Figure scripts
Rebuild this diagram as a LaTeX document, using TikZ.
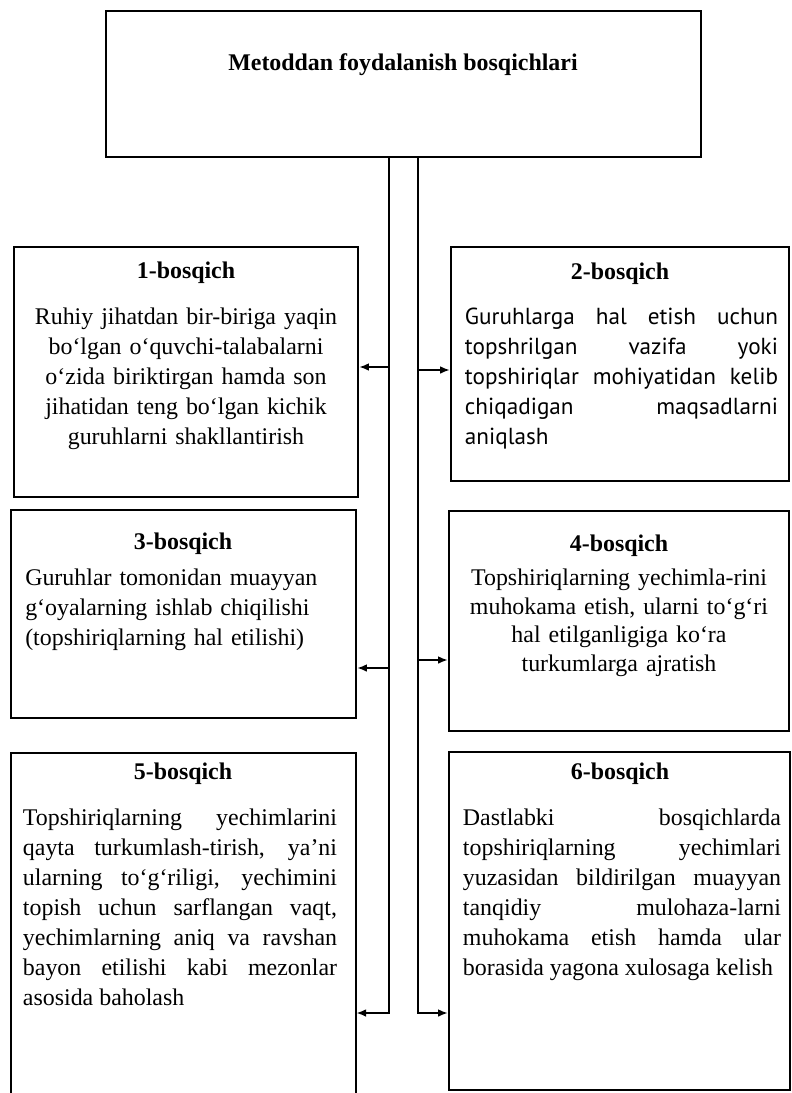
\documentclass[tikz,border=0pt]{standalone}
\usepackage{fontspec}
\setmainfont{Liberation Serif}
\newfontfamily\optsans{PT Sans}
\usetikzlibrary{arrows.meta,fit}
\hyphenpenalty=10000
\exhyphenpenalty=10000
\tolerance=10000
\begin{document}
\begin{tikzpicture}[x=0.025cm, y=-0.025cm,
    box/.style={draw, line width=1.5pt, inner sep=0pt},
    head/.style={font=\bfseries\fontsize{17}{21.34}\selectfont, inner sep=0pt},
    body/.style={font=\fontsize{17}{21.34}\selectfont, inner sep=0pt, anchor=north},
    link/.style={line width=1.4pt},
    arr/.style={link, -{Latex[length=7pt,width=5.5pt]}}]
  \useasboundingbox (0,0) rectangle (791,1093);

  % Top box
  \node[box, fit={(106,11) (701,157)}] (top) {};
  \node[head] (toptitle) at (403,65) {Metoddan foydalanish bosqichlari};

  % Stage boxes
  \node[box, fit={(14,247) (358,497)}] (b1) {};
  \node[box, fit={(451,247) (789,481)}] (b2) {};
  \node[box, fit={(11,510) (356,718)}] (b3) {};
  \node[box, fit={(449,511) (789,731)}] (b4) {};
  \node[inner sep=0pt, fit={(11,753) (356,1096)}] (b5) {};
  \draw[line width=1.5pt] (b5.south west) -- (b5.north west) -- (b5.north east) -- (b5.south east);
  \node[box, fit={(449,752) (790,1090)}] (b6) {};

  % Stage titles
  \node[head] (h1) at (186,273) {1-bosqich};
  \node[head] (h2) at (620,274) {2-bosqich};
  \node[head] (h3) at (183,544) {3-bosqich};
  \node[head] (h4) at (619,546) {4-bosqich};
  \node[head] (h5) at (183,774) {5-bosqich};
  \node[head] (h6) at (620,774) {6-bosqich};

  % Stage texts
  \node[body, text width=8.25cm, align=center] (t1) at (186,308) {Ruhiy jihatdan bir-biriga yaqin\\
    bo‘lgan o‘quvchi-talabalarni\\ o‘zida biriktirgan hamda son\\
    jihatidan teng bo‘lgan kichik\\ guruhlarni shakllantirish};
  \node[body, text width=7.825cm, align=justify, font=\optsans\fontsize{16.5}{21.34}\selectfont] (t2) at (621.5,308)
    {Guruhlarga hal etish uchun\linebreak topshrilgan vazifa yoki\linebreak
    topshiriqlar mohiyatidan kelib\linebreak chiqadigan maqsadlarni\linebreak aniqlash};
  \node[body, anchor=north west, text width=8cm, align=left] (t3) at (25,569) {Guruhlar tomonidan muayyan\\
    g‘oyalarning ishlab chiqilishi\\ (topshiriqlarning hal etilishi)};
  \node[body, text width=8.25cm, align=center, font=\fontsize{17}{20.3}\selectfont] (t4) at (619,569)
    {Topshiriqlarning yechimla-rini\\ muhokama etish, ularni to‘g‘ri\\
    hal etilganligiga ko‘ra\\ turkumlarga ajratish};
  \node[body, text width=7.85cm, align=justify] (t5) at (180,809)
    {Topshiriqlarning yechimlarini\linebreak qayta turkumlash-tirish, ya’ni\linebreak
    ularning to‘g‘riligi, yechimini\linebreak topish uchun sarflangan vaqt,\linebreak
    yechimlarning aniq va ravshan\linebreak bayon etilishi kabi mezonlar\linebreak
    asosida baholash};
  \node[body, text width=7.95cm, align=justify] (t6) at (622,809)
    {Dastlabki bosqichlarda\linebreak topshiriqlarning yechimlari\linebreak
    yuzasidan bildirilgan muayyan\linebreak tanqidiy mulohaza-larni\linebreak
    muhokama etish hamda ular\linebreak borasida yagona xulosaga kelish};

  % Connectors
  \coordinate (lk) at (389,1013);
  \coordinate (rk) at (418,1013);
  \draw[arr] (top.south -| lk) -- (lk) -- (lk -| b5.east);
  \draw[arr] (top.south -| rk) -- (rk) -- (rk -| b6.west);
  \foreach \n/\y in {1/367, 3/668} {
    \coordinate (s\n) at (389,\y);
    \draw[arr] (s\n) -- (s\n -| b\n.east);
  }
  \foreach \n/\y in {2/370, 4/660} {
    \coordinate (s\n) at (418,\y);
    \draw[arr] (s\n) -- (s\n -| b\n.west);
  }
\end{tikzpicture}
\end{document}
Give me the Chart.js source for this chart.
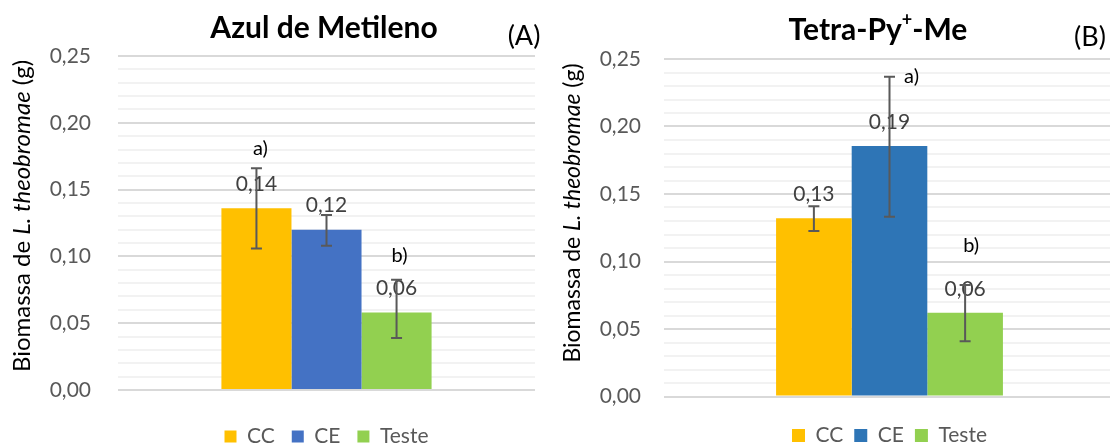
<!DOCTYPE html>
<html>
<head>
<meta charset="utf-8">
<script src="https://cdn.jsdelivr.net/npm/chart.js@4.4.1/dist/chart.umd.min.js"></script>
<style>
  html, body { margin: 0; padding: 0; background: #fff; overflow: hidden; }
  #wrap { position: relative; width: 1110px; height: 445px; overflow: hidden; background: #fff; }
  .panel { position: absolute; top: 0; }
  #pA { left: 0; width: 555px; height: 457px; }
  #pB { left: 555px; width: 560px; height: 456px; }
</style>
</head>
<body>
<div id="wrap">
  <div class="panel" id="pA"><canvas id="cA"></canvas></div>
  <div class="panel" id="pB"><canvas id="cB"></canvas></div>
</div>
<script>
// Grupos (séries) e eixo
const series = ['CC', 'CE', 'Teste'];
const ticksPrincipais = [0, 0.05, 0.10, 0.15, 0.20, 0.25];
const rotulosTicks = ['0,00', '0,05', '0,10', '0,15', '0,20', '0,25'];

// (A) Azul de Metileno
const valoresA = [0.136, 0.120, 0.058];
const errMaisA = [0.030, 0.011, 0.0245];
const errMenosA = [0.030, 0.012, 0.019];
const letrasA = ['a)', '', 'b)'];
const letrasPosA = [0.181, null, 0.101];

// (B) Tetra-Py+-Me
const valoresB = [0.132, 0.1856, 0.062];
const errMaisB = [0.009, 0.0513, 0.0206];
const errMenosB = [0.0094, 0.0524, 0.021];
const letrasB = ['', 'a)', 'b)'];
const letrasPosB = [null, 0.237, 0.112];

Chart.defaults.font.family = 'Lato';
Chart.defaults.animation = false;

const fmt = v => v.toFixed(2).replace('.', ',');
const ehPrincipal = v => ticksPrincipais.some(m => Math.abs(m - v) < 1e-9);

function desenharPartes(ctx, partes, cx, cy) {
  let total = 0;
  partes.forEach(p => { ctx.font = p.f; p.w = ctx.measureText(p.t).width; total += p.w; });
  let x = cx - total / 2;
  partes.forEach(p => { ctx.font = p.f; ctx.fillText(p.t, x, cy + (p.dy || 0)); x += p.w; });
}

function criarGrafico(id, cfg) {
  const extras = {
    id: 'extras_' + id,
    afterDatasetsDraw(chart) {
      const ctx = chart.ctx, y = chart.scales.y;
      ctx.save();
      ctx.textAlign = 'center';
      ctx.textBaseline = 'middle';
      // rótulos de valor
      ctx.font = '21px Lato';
      ctx.fillStyle = '#404040';
      chart.data.datasets.forEach((ds, i) => {
        const bar = chart.getDatasetMeta(i).data[0];
        ctx.fillText(fmt(ds.data[0]), bar.x, bar.y - 24);
      });
      // barras de erro
      ctx.strokeStyle = '#595959';
      ctx.lineWidth = 2;
      chart.data.datasets.forEach((ds, i) => {
        const bar = chart.getDatasetMeta(i).data[0];
        const v = ds.data[0];
        const yHi = y.getPixelForValue(v + cfg.errMais[i]);
        const yLo = y.getPixelForValue(v - cfg.errMenos[i]);
        const c = 5.5;
        ctx.beginPath();
        ctx.moveTo(bar.x, yHi); ctx.lineTo(bar.x, yLo);
        ctx.moveTo(bar.x - c, yHi); ctx.lineTo(bar.x + c, yHi);
        ctx.moveTo(bar.x - c, yLo); ctx.lineTo(bar.x + c, yLo);
        ctx.stroke();
      });
      // letras de significância
      ctx.font = '20px Lato';
      ctx.fillStyle = '#000';
      cfg.letras.forEach((t, i) => {
        if (!t) return;
        const bar = chart.getDatasetMeta(i).data[0];
        ctx.fillText(t, bar.x + cfg.letraDx[i], y.getPixelForValue(cfg.letrasPos[i]));
      });
      ctx.restore();
    },
    afterDraw(chart) {
      const ctx = chart.ctx;
      ctx.save();
      ctx.fillStyle = '#000';
      ctx.textAlign = 'left';
      ctx.textBaseline = 'middle';
      desenharPartes(ctx, cfg.titulo, cfg.tituloX, cfg.tituloY);
      ctx.font = '27px Lato';
      ctx.textAlign = 'center';
      ctx.fillText(cfg.tag, cfg.tagX, cfg.tagY);
      // título do eixo Y
      ctx.translate(cfg.yTitX, cfg.yTitY);
      ctx.rotate(-Math.PI / 2);
      ctx.textAlign = 'left';
      const f = cfg.yTitFonte + 'px Lato';
      desenharPartes(ctx, [
        { t: 'Biomassa de ', f: f },
        { t: 'L. theobromae', f: 'italic ' + f },
        { t: ' (g)', f: f }
      ], 0, 0);
      ctx.restore();
    }
  };

  return new Chart(document.getElementById(id), {
    type: 'bar',
    data: {
      labels: [''],
      datasets: series.map((s, i) => ({
        label: s,
        data: [cfg.valores[i]],
        backgroundColor: cfg.cores[i],
        borderWidth: 0,
        categoryPercentage: cfg.catPct,
        barPercentage: 1
      }))
    },
    options: {
      responsive: true,
      maintainAspectRatio: false,
      devicePixelRatio: 1,
      layout: { padding: { top: cfg.topo, right: cfg.direita, left: 0, bottom: 0 } },
      scales: {
        x: {
          grid: { display: false },
          border: { display: false },
          ticks: { display: false },
          afterFit: s => { s.height = cfg.xAltura; }
        },
        y: {
          min: 0,
          max: 0.25,
          afterBuildTicks: s => {
            s.ticks = Array.from({ length: 26 }, (_, k) => ({ value: k / 100 }));
          },
          afterFit: s => { s.width = cfg.yLargura; },
          border: { display: false },
          grid: {
            drawTicks: false,
            lineWidth: 2,
            color: c => ehPrincipal(c.tick.value) ? '#D9D9D9' : '#F2F2F2'
          },
          ticks: {
            autoSkip: false,
            padding: cfg.tickPad,
            color: '#595959',
            font: { size: 21 },
            callback: v => {
              const k = ticksPrincipais.findIndex(m => Math.abs(m - v) < 1e-9);
              return k >= 0 ? rotulosTicks[k] : '';
            }
          }
        }
      },
      plugins: {
        title: { display: false },
        tooltip: { enabled: false },
        legend: {
          position: 'bottom',
          fullSize: false,
          onClick: null,
          labels: {
            boxWidth: cfg.caixa,
            boxHeight: cfg.caixa,
            padding: cfg.legPad,
            color: '#595959',
            font: { size: 21 }
          }
        }
      }
    },
    plugins: [extras]
  });
}

criarGrafico('cA', {
  valores: valoresA, errMais: errMaisA, errMenos: errMenosA,
  letras: letrasA, letrasPos: letrasPosA, letraDx: [4, 0, 3],
  cores: ['#FFC000', '#4472C4', '#92D050'],
  catPct: 0.504,
  topo: 56, direita: 20, yLargura: 118, tickPad: 27, xAltura: 19,
  caixa: 12, legPad: 17,
  titulo: [{ t: 'Azul de Metileno', f: 'bold 30px Lato' }],
  tituloX: 324, tituloY: 28,
  tag: '(A)', tagX: 524, tagY: 36,
  yTitX: 22, yTitY: 216, yTitFonte: 24
});

criarGrafico('cB', {
  valores: valoresB, errMais: errMaisB, errMenos: errMenosB,
  letras: letrasB, letrasPos: letrasPosB, letraDx: [0, 22, 6],
  cores: ['#FFC000', '#2E75B6', '#92D050'],
  catPct: 0.503,
  topo: 59, direita: 0, yLargura: 109, tickPad: 23, xAltura: 17.5,
  caixa: 13, legPad: 11,
  titulo: [
    { t: 'Tetra-Py', f: 'bold 30px Lato' },
    { t: '+', f: 'bold 18px Lato', dy: -10 },
    { t: '-Me', f: 'bold 30px Lato' }
  ],
  tituloX: 323, tituloY: 30,
  tag: '(B)', tagX: 535, tagY: 37,
  yTitX: 18, yTitY: 213, yTitFonte: 23
});
</script>
</body>
</html>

• [Exercise]:
The lines from the top of the data above through the one holding "(h6) at (620,774)" are to be repeated exactly, and only those, with no pictures.

• [Exercise response]:
Rebuild this diagram as a LaTeX document, using TikZ.
\documentclass[tikz,border=0pt]{standalone}
\usepackage{fontspec}
\setmainfont{Liberation Serif}
\newfontfamily\optsans{PT Sans}
\usetikzlibrary{arrows.meta,fit}
\hyphenpenalty=10000
\exhyphenpenalty=10000
\tolerance=10000
\begin{document}
\begin{tikzpicture}[x=0.025cm, y=-0.025cm,
    box/.style={draw, line width=1.5pt, inner sep=0pt},
    head/.style={font=\bfseries\fontsize{17}{21.34}\selectfont, inner sep=0pt},
    body/.style={font=\fontsize{17}{21.34}\selectfont, inner sep=0pt, anchor=north},
    link/.style={line width=1.4pt},
    arr/.style={link, -{Latex[length=7pt,width=5.5pt]}}]
  \useasboundingbox (0,0) rectangle (791,1093);

  % Top box
  \node[box, fit={(106,11) (701,157)}] (top) {};
  \node[head] (toptitle) at (403,65) {Metoddan foydalanish bosqichlari};

  % Stage boxes
  \node[box, fit={(14,247) (358,497)}] (b1) {};
  \node[box, fit={(451,247) (789,481)}] (b2) {};
  \node[box, fit={(11,510) (356,718)}] (b3) {};
  \node[box, fit={(449,511) (789,731)}] (b4) {};
  \node[inner sep=0pt, fit={(11,753) (356,1096)}] (b5) {};
  \draw[line width=1.5pt] (b5.south west) -- (b5.north west) -- (b5.north east) -- (b5.south east);
  \node[box, fit={(449,752) (790,1090)}] (b6) {};

  % Stage titles
  \node[head] (h1) at (186,273) {1-bosqich};
  \node[head] (h2) at (620,274) {2-bosqich};
  \node[head] (h3) at (183,544) {3-bosqich};
  \node[head] (h4) at (619,546) {4-bosqich};
  \node[head] (h5) at (183,774) {5-bosqich};
  \node[head] (h6) at (620,774) {6-bosqich};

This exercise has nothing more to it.